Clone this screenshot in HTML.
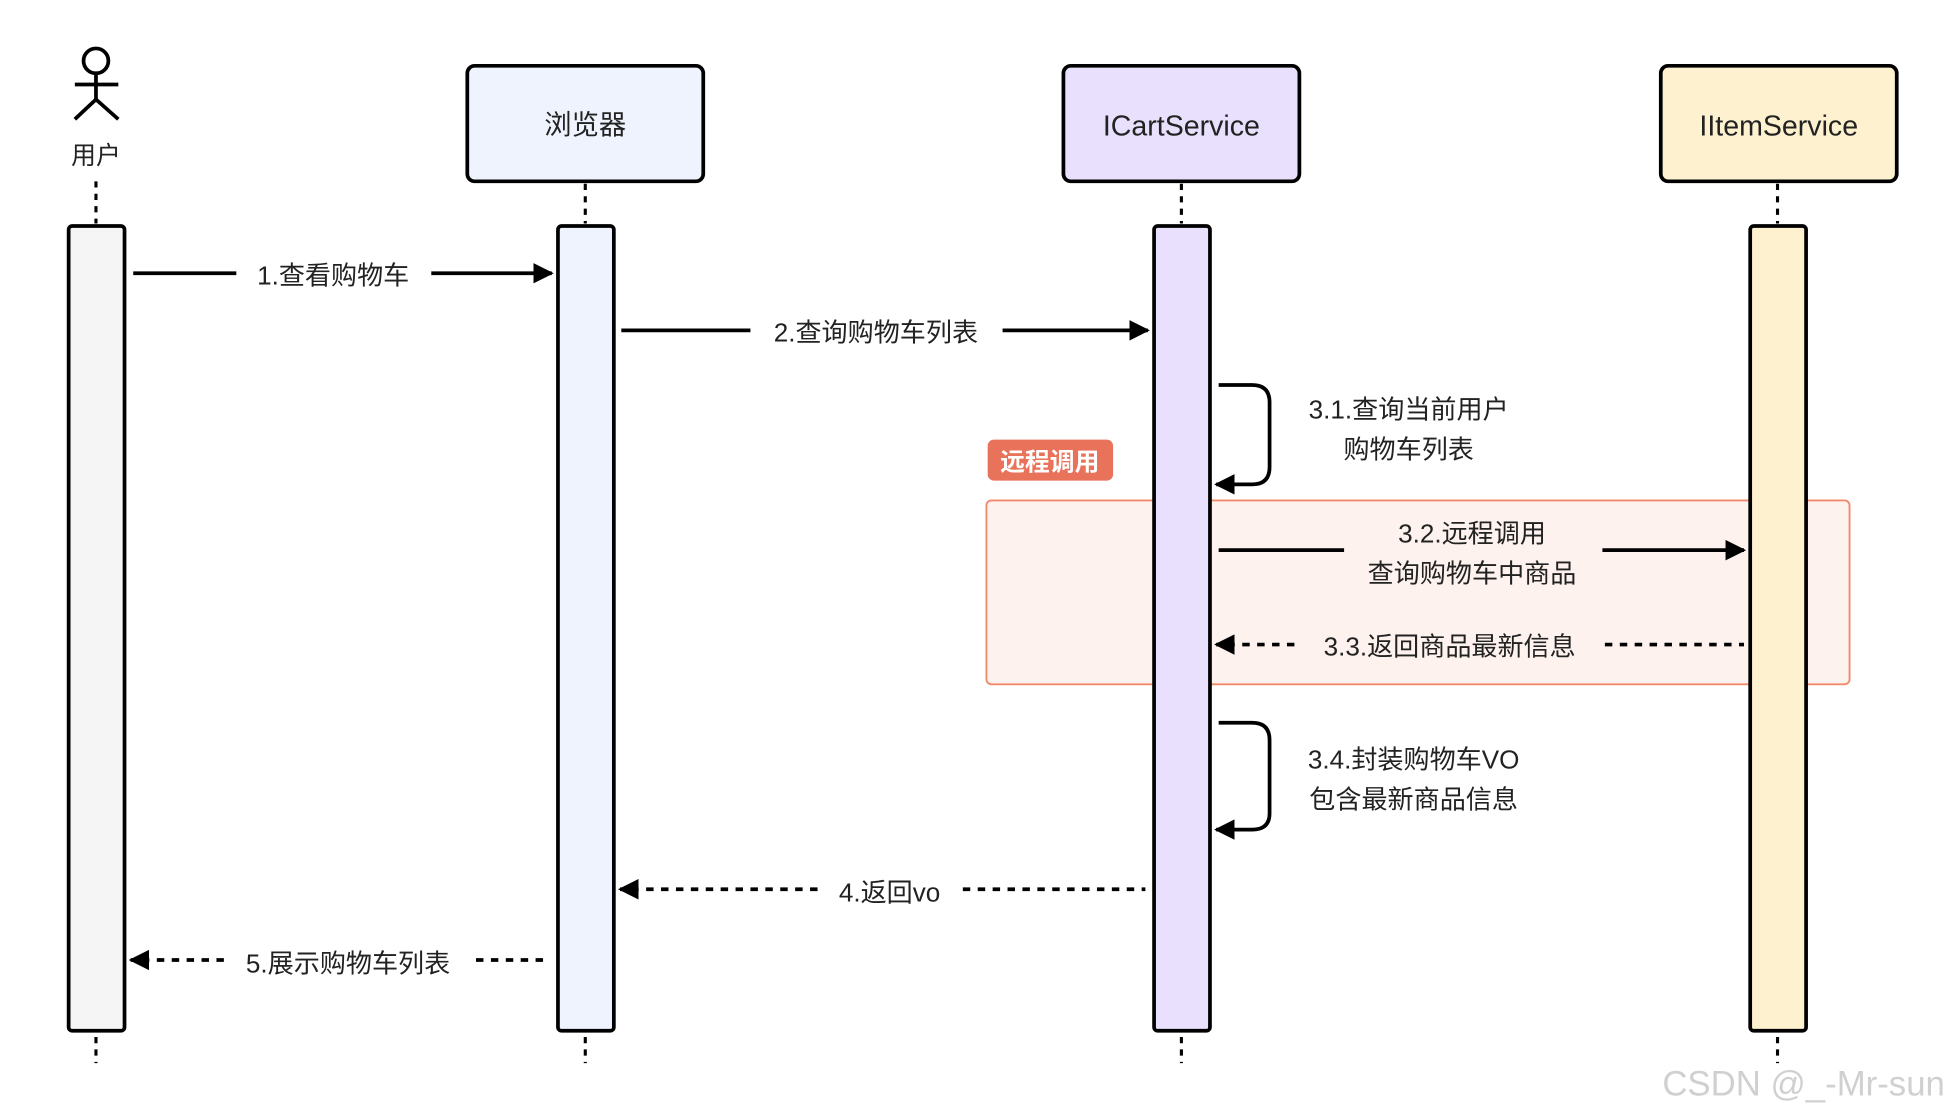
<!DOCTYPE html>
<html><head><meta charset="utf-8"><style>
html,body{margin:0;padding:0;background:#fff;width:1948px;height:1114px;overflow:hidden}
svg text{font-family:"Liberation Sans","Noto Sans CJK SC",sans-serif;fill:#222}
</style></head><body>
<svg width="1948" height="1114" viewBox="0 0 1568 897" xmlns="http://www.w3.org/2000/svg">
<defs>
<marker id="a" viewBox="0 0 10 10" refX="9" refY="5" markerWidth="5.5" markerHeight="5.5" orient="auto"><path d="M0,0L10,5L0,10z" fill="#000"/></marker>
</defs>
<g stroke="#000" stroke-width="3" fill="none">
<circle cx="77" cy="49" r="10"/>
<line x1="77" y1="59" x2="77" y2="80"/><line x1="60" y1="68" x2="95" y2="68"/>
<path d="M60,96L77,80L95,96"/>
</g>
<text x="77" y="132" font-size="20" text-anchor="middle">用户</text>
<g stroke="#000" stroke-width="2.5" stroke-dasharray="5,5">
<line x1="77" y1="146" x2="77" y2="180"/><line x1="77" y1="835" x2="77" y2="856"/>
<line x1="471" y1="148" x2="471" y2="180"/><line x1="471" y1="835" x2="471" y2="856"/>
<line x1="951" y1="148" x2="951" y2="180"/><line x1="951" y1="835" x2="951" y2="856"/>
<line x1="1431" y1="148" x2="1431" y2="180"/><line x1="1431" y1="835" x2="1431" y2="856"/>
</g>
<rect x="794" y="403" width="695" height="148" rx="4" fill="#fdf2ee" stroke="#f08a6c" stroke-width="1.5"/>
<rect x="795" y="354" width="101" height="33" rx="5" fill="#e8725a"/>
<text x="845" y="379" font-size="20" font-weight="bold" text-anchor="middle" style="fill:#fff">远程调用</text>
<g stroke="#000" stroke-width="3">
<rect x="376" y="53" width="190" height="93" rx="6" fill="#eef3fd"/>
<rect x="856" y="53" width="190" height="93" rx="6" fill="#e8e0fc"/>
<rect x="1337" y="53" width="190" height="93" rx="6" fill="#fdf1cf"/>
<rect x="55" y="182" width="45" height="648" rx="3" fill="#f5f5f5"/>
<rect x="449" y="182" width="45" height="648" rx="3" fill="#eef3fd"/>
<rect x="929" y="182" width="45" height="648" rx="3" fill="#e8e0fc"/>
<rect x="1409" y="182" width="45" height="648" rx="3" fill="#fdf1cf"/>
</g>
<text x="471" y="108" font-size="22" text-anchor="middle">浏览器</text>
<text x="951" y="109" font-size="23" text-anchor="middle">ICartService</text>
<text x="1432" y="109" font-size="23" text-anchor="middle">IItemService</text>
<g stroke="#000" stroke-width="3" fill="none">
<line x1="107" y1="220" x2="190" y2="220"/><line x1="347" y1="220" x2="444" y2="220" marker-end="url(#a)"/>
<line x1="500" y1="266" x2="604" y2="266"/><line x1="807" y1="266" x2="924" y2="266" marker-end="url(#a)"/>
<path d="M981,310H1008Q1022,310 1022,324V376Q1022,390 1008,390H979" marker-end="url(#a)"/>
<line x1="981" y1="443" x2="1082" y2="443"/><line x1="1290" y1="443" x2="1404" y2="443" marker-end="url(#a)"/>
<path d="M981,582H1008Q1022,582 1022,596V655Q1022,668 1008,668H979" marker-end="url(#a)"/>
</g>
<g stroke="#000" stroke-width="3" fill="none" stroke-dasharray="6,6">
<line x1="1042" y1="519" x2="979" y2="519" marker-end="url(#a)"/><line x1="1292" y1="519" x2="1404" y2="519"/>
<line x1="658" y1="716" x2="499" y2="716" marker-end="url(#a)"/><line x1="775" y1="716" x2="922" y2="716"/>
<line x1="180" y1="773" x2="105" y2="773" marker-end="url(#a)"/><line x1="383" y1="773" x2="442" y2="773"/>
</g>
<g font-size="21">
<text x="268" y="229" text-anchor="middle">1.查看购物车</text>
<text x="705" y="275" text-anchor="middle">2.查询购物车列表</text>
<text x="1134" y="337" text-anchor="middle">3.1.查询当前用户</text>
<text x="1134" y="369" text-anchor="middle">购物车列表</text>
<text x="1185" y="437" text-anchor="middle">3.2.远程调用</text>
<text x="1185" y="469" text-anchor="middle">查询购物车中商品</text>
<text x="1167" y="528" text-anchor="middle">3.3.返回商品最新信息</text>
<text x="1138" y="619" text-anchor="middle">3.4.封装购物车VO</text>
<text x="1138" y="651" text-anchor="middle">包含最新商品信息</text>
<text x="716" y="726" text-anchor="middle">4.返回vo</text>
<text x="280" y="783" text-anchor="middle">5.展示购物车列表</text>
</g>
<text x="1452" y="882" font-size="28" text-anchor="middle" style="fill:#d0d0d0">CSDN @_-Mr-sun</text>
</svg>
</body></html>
____________________
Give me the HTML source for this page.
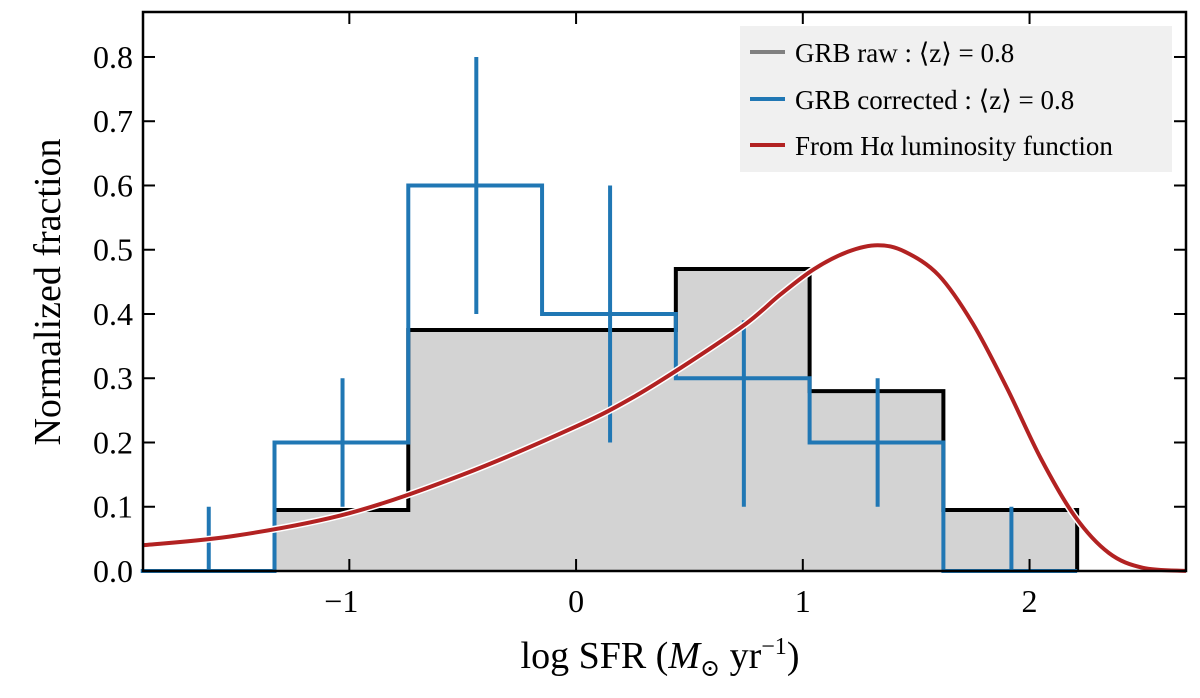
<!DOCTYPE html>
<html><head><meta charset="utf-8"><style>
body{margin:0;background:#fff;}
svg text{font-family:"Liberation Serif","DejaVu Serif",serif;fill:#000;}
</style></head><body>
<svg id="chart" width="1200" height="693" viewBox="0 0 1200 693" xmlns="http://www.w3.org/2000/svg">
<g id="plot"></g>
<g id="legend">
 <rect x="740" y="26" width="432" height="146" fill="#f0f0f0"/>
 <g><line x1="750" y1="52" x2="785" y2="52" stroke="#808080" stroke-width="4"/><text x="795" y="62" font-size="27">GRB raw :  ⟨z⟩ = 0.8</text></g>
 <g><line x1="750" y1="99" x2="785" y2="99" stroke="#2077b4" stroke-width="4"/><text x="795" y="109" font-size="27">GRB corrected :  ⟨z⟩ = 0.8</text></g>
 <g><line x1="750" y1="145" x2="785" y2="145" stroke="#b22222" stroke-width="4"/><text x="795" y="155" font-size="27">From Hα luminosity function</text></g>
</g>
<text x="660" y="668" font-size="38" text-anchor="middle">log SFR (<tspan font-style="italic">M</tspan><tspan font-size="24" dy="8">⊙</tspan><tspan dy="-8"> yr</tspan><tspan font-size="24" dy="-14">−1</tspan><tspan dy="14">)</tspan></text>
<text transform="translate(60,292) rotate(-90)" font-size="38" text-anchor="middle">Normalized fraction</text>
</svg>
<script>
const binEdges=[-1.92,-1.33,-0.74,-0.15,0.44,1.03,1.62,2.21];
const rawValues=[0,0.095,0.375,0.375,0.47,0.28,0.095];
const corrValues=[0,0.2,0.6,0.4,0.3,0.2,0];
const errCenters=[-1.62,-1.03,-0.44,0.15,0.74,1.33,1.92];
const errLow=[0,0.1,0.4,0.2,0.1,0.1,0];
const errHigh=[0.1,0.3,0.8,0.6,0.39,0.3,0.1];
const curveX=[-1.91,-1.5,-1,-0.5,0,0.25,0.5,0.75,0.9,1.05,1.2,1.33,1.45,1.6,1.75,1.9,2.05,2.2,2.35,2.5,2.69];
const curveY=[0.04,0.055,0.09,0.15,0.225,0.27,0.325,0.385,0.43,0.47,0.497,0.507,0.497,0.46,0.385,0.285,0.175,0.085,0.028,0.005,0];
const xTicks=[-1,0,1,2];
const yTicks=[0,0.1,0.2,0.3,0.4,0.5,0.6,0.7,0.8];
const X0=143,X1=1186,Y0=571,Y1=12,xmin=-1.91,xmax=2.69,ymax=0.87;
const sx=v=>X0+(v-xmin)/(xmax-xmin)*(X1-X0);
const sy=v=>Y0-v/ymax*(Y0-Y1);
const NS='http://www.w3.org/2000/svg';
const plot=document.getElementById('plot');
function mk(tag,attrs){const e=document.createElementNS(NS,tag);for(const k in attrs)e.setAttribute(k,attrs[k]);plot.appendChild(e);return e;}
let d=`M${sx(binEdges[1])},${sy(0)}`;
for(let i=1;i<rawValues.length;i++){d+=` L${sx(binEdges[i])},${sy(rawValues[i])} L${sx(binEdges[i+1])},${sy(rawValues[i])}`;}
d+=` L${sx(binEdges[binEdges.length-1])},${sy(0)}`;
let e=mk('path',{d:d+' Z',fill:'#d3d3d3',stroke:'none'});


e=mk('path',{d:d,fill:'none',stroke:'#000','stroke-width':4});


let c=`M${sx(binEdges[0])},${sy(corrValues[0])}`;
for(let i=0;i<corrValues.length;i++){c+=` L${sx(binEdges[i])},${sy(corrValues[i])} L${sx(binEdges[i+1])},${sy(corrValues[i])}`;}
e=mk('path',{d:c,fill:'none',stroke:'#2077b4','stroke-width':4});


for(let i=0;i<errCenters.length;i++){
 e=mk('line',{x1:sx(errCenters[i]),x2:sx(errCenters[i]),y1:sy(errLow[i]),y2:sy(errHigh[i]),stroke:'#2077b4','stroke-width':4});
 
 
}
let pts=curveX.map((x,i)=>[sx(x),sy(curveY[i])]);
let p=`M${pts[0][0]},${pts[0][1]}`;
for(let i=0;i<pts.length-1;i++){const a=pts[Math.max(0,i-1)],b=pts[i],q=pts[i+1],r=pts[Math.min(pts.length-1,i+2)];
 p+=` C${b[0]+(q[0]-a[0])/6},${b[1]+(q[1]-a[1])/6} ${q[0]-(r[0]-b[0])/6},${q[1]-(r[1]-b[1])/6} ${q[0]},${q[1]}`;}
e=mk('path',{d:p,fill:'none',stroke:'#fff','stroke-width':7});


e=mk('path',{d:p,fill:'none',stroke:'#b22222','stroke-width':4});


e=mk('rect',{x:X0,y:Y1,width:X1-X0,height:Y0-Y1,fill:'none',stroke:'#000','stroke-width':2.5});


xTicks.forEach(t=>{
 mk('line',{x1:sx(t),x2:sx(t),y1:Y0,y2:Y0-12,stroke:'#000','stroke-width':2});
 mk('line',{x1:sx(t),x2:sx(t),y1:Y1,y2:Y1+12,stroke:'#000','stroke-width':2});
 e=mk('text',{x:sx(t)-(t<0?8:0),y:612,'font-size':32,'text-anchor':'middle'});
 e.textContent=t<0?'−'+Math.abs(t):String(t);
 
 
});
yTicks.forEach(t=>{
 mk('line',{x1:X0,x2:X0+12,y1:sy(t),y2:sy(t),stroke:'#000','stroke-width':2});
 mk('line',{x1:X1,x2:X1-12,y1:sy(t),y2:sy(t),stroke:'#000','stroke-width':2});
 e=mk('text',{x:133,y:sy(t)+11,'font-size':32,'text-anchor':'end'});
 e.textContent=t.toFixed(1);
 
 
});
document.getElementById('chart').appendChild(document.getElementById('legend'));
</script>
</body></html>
____________________
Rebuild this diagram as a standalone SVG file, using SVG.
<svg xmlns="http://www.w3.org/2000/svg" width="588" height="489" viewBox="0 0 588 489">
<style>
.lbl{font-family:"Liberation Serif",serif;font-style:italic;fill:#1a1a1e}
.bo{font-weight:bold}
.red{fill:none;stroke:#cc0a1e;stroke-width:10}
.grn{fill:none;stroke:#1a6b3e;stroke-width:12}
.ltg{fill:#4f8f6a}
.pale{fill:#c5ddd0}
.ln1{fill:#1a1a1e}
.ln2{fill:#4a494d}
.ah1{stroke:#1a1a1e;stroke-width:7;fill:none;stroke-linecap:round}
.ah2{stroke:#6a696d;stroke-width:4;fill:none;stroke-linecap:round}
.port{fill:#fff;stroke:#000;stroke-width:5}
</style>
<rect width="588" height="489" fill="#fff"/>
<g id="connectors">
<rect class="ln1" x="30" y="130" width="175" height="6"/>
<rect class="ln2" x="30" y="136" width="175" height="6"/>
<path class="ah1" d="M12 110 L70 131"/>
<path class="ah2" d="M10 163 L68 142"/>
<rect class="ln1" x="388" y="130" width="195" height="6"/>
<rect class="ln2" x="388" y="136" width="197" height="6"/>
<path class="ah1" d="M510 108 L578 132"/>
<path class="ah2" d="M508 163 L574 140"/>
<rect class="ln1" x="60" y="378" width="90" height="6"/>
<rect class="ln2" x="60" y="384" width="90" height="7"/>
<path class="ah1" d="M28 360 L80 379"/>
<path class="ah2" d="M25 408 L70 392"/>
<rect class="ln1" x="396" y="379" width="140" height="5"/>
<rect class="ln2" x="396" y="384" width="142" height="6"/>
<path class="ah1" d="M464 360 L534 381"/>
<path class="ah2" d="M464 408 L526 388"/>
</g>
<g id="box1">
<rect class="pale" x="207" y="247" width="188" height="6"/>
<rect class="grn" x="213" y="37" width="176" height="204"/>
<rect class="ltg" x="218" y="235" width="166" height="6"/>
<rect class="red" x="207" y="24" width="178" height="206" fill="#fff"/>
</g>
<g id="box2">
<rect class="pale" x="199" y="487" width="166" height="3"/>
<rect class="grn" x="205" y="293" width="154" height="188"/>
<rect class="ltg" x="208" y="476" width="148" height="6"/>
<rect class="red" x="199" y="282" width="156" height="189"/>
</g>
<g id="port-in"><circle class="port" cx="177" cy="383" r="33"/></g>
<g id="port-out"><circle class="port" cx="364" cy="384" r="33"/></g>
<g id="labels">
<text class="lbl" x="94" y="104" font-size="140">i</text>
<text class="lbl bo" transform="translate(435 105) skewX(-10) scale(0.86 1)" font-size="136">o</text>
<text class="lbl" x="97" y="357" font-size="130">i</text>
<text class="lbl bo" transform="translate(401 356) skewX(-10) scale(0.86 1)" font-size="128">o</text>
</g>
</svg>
____________________
Which lines of the material contain the string "this"? List each of them.

Clone this screenshot in HTML.
Give me the HTML source for this page.
Rebuild this diagram as a standalone SVG file, using SVG.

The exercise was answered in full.